**Challenge:** Each line of the data that includes the string "matplotlib" is to be copied out.

**Given material:**
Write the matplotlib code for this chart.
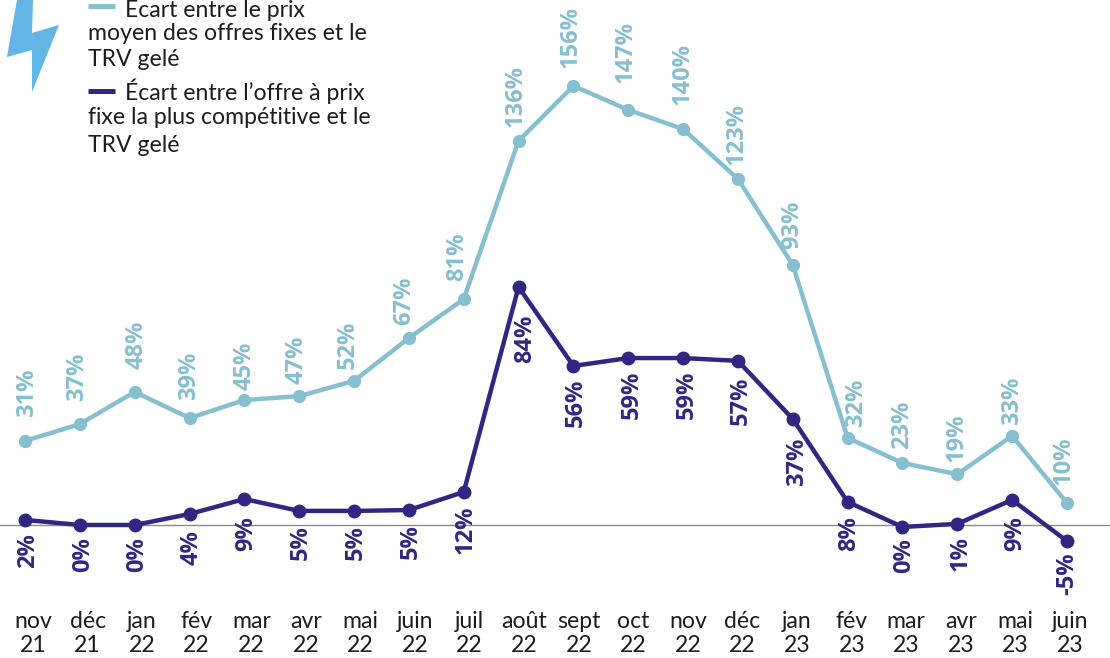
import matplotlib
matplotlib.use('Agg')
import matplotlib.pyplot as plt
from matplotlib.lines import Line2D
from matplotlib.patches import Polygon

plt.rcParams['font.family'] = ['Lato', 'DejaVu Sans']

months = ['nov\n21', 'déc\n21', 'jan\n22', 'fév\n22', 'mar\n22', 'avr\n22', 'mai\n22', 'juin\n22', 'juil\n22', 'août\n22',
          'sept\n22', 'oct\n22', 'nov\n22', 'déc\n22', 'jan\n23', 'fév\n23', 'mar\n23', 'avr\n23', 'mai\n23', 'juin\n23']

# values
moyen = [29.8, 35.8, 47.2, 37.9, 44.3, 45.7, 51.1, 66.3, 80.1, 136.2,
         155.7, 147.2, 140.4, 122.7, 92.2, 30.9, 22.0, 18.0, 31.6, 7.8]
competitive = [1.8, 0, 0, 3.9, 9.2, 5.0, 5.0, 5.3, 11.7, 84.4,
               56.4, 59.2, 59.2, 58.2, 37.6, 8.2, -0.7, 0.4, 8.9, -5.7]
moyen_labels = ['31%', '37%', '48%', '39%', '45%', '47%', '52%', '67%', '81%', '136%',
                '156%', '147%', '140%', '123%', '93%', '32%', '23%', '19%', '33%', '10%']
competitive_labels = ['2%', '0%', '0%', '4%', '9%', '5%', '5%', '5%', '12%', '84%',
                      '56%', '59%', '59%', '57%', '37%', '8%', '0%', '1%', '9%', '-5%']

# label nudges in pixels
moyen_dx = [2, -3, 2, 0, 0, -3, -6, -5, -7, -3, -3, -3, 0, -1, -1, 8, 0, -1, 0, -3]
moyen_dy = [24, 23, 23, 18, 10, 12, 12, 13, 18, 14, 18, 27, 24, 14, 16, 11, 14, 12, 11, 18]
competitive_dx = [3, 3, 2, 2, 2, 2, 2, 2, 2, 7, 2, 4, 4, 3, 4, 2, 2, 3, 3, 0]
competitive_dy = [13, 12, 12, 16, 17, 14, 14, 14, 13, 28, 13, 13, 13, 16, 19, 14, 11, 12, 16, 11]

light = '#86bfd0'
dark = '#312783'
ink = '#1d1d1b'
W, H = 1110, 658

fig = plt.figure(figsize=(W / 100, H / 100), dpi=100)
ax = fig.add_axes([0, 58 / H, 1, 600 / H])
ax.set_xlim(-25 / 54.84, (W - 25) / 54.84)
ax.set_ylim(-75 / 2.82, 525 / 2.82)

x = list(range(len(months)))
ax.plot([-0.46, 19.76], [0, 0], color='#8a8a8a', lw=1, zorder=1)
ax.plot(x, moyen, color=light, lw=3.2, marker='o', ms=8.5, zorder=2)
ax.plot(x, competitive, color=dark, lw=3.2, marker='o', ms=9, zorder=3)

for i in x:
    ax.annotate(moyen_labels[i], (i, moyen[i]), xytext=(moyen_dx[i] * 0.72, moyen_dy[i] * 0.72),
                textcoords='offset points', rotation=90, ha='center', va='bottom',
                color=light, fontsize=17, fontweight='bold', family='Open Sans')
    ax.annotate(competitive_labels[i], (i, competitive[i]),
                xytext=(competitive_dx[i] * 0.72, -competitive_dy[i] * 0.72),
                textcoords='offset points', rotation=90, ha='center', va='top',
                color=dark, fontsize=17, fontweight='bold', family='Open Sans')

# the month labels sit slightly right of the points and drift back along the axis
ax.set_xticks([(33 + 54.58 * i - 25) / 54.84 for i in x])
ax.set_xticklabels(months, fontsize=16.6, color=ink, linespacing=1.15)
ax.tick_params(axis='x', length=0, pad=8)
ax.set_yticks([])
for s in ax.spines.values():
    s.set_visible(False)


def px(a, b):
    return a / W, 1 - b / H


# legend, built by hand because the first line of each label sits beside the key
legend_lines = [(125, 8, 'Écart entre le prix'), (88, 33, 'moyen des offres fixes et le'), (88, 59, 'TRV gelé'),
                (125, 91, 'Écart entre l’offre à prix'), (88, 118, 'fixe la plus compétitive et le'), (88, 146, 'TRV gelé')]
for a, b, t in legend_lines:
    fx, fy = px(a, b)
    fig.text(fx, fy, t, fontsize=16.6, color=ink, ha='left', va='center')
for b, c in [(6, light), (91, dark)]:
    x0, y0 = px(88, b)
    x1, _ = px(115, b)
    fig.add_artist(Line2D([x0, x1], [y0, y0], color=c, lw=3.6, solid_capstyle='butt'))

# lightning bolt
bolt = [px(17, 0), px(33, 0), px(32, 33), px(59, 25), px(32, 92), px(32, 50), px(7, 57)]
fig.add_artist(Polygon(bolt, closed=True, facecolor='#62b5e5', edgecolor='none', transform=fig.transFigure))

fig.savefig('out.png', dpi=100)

**Written solution:**
Write the matplotlib code for this chart.
import matplotlib
matplotlib.use('Agg')
import matplotlib.pyplot as plt
from matplotlib.lines import Line2D
from matplotlib.patches import Polygon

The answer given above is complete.